JOHNS CREEK, Ga. -- Robert Allenby went from hot man on the golf course to hot under the collar when his caddie called him off a club on the par-3 17th Sunday that resulted in a second bogey in three holes and put the brakes on a final-round run in the PGA Championship at the Atlanta Athletic Club.

"I really wanted to hit 8,'' Allenby said of the tee shot over water after firing a 68 to finish at one-over-par 281. "I didn't think the wind was going to affect it that much. But when you've got outside interference with a caddie who says you can't hit 7 in the back trap, you know. I hit 7 three-quarters and flew it in the back trap.''

Allenby also bogeyed the par-4 18th for three bogeys over the treacherous Final Four holes on the Highland Course. That came after making five birdies through 13 holes and narrowly missing another at 14 to get to two-under for the championship.
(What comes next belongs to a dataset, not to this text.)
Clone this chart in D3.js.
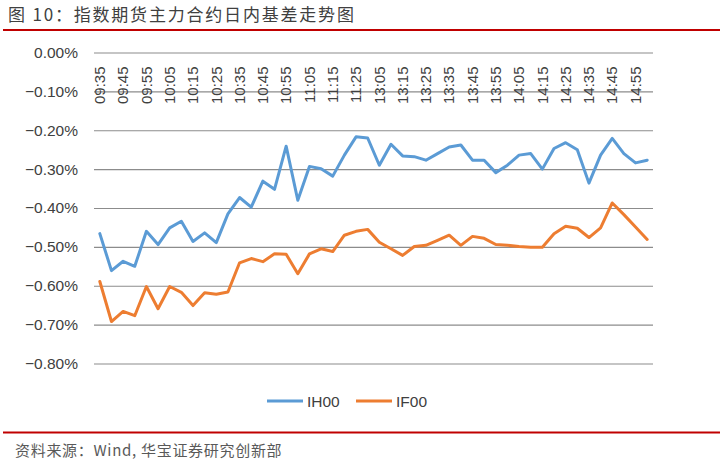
<!DOCTYPE html>
<html>
<head>
<meta charset="utf-8">
<script src="https://cdn.jsdelivr.net/npm/d3@7"></script>
<style>
  html, body { margin: 0; padding: 0; background: #fff; }
  svg { display: block; }
</style>
</head>
<body>
<svg id="chart" width="726" height="464"></svg>
<script>
const titleText = "图 10：指数期货主力合约日内基差走势图";
const sourceText = "资料来源：Wind, 华宝证券研究创新部";
const times = ["09:35","09:40","09:45","09:50","09:55","10:00","10:05","10:10","10:15","10:20","10:25","10:30",
  "10:35","10:40","10:45","10:50","10:55","11:00","11:05","11:10","11:15","11:20","11:25","11:30",
  "13:05","13:10","13:15","13:20","13:25","13:30","13:35","13:40","13:45","13:50","13:55","14:00",
  "14:05","14:10","14:15","14:20","14:25","14:30","14:35","14:40","14:45","14:50","14:55","15:00"];
const seriesNames = ["IH00", "IF00"];
const ih00 = [-0.466,-0.561,-0.537,-0.550,-0.460,-0.494,-0.451,-0.434,-0.486,-0.464,-0.489,-0.415,
  -0.373,-0.398,-0.331,-0.352,-0.241,-0.380,-0.293,-0.299,-0.318,-0.264,-0.217,-0.220,
  -0.290,-0.236,-0.266,-0.268,-0.277,-0.260,-0.243,-0.238,-0.277,-0.277,-0.309,-0.290,
  -0.264,-0.260,-0.300,-0.247,-0.232,-0.250,-0.336,-0.264,-0.221,-0.260,-0.284,-0.277];
const if00 = [-0.589,-0.692,-0.666,-0.677,-0.602,-0.659,-0.602,-0.617,-0.651,-0.618,-0.622,-0.616,
  -0.541,-0.530,-0.538,-0.518,-0.519,-0.569,-0.518,-0.505,-0.512,-0.470,-0.460,-0.455,
  -0.488,-0.505,-0.522,-0.499,-0.496,-0.483,-0.470,-0.496,-0.473,-0.478,-0.494,-0.496,
  -0.499,-0.501,-0.501,-0.466,-0.447,-0.452,-0.476,-0.451,-0.387,-0.417,-0.449,-0.481];
const yTicks = [0, -0.1, -0.2, -0.3, -0.4, -0.5, -0.6, -0.7, -0.8];
const xTickLabels = times.filter((t, i) => i % 2 === 0);

const colors = ["#5B9BD5", "#ED7D31"];
const latin = "'Liberation Sans', Arial, 'Noto Sans CJK SC', sans-serif";
const cjk = "'Noto Sans CJK SC', 'Liberation Sans', sans-serif";

const svg = d3.select("#chart");
const plot = { left: 94, right: 653, top: 52.5, bottom: 363.5 };

const x = d3.scaleBand().domain(times).range([plot.left, plot.right]);
const y = d3.scaleLinear().domain([-0.8, 0]).range([plot.bottom, plot.top]);
const cx = t => x(t) + x.bandwidth() / 2;

// Title
svg.append("text").attr("x", 8).attr("y", 21)
  .attr("font-family", cjk).attr("font-size", 17).attr("fill", "#404040")
  .attr("letter-spacing", 1.8)
  .text(titleText);

// Red rules
svg.append("line").attr("x1", 3).attr("x2", 720).attr("y1", 30).attr("y2", 30)
  .attr("stroke", "#C00000").attr("stroke-width", 2.2);
svg.append("line").attr("x1", 3).attr("x2", 720).attr("y1", 432.5).attr("y2", 432.5)
  .attr("stroke", "#C00000").attr("stroke-width", 2.2);

// Y axis with gridlines
const yAxis = d3.axisLeft(y).tickValues(yTicks)
  .tickSize(-(plot.right - plot.left)).tickPadding(16)
  .tickFormat(d => d3.format(".2f")(d === 0 ? 0 : d) + "%");
const gy = svg.append("g").attr("transform", `translate(${plot.left},0)`).call(yAxis);
gy.select(".domain").remove();
gy.selectAll(".tick line").attr("stroke", "#8c8c8c").attr("stroke-width", 1.1);
gy.selectAll(".tick text").attr("font-family", latin).attr("font-size", 15.5).attr("fill", "#404040");

// X labels (category axis at value 0)
const xAxis = d3.axisBottom(x).tickValues(xTickLabels).tickSize(0).tickPadding(0);
const gx = svg.append("g").attr("transform", `translate(0,${y(0)})`).call(xAxis);
gx.select(".domain").remove();
gx.selectAll(".tick text")
  .attr("font-family", latin).attr("font-size", 15).attr("fill", "#404040")
  .attr("text-anchor", "end")
  .attr("transform", "rotate(-90)")
  .attr("x", -14).attr("y", 0).attr("dy", "0.35em");

// Lines
const line = d3.line().x((d, i) => cx(times[i])).y(d => y(d));
[ih00, if00].forEach((s, k) => {
  svg.append("path").datum(s).attr("d", line)
    .attr("fill", "none").attr("stroke", colors[k]).attr("stroke-width", 3)
    .attr("stroke-linejoin", "round").attr("stroke-linecap", "round");
});

// Legend
const legendItems = [{x: 267, name: seriesNames[0], c: colors[0]}, {x: 356, name: seriesNames[1], c: colors[1]}];
legendItems.forEach(it => {
  svg.append("line").attr("x1", it.x).attr("x2", it.x + 36).attr("y1", 401).attr("y2", 401)
    .attr("stroke", it.c).attr("stroke-width", 3);
  svg.append("text").attr("x", it.x + 40).attr("y", 406.5)
    .attr("font-family", latin).attr("font-size", 15.5).attr("fill", "#404040").text(it.name);
});

// Source
svg.append("text").attr("x", 15).attr("y", 456)
  .attr("font-family", cjk).attr("font-size", 15).attr("fill", "#595959")
  .attr("letter-spacing", 0.7)
  .text(sourceText);
</script>
</body>
</html>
blog_allenby_mcdaniel_0814.jpg
Despite faltering down the stretch, the Aussie picked up enough valuable points to move up in the standings for the International Presidents Cup team set to battle the Americans on his home turf at Royal Melbourne in November. He entered the PGA Championship in 13th place trailing Geoff Ogilvy by .31 points and Ryo Ishikawa by less than 10. Both of them missed the cut.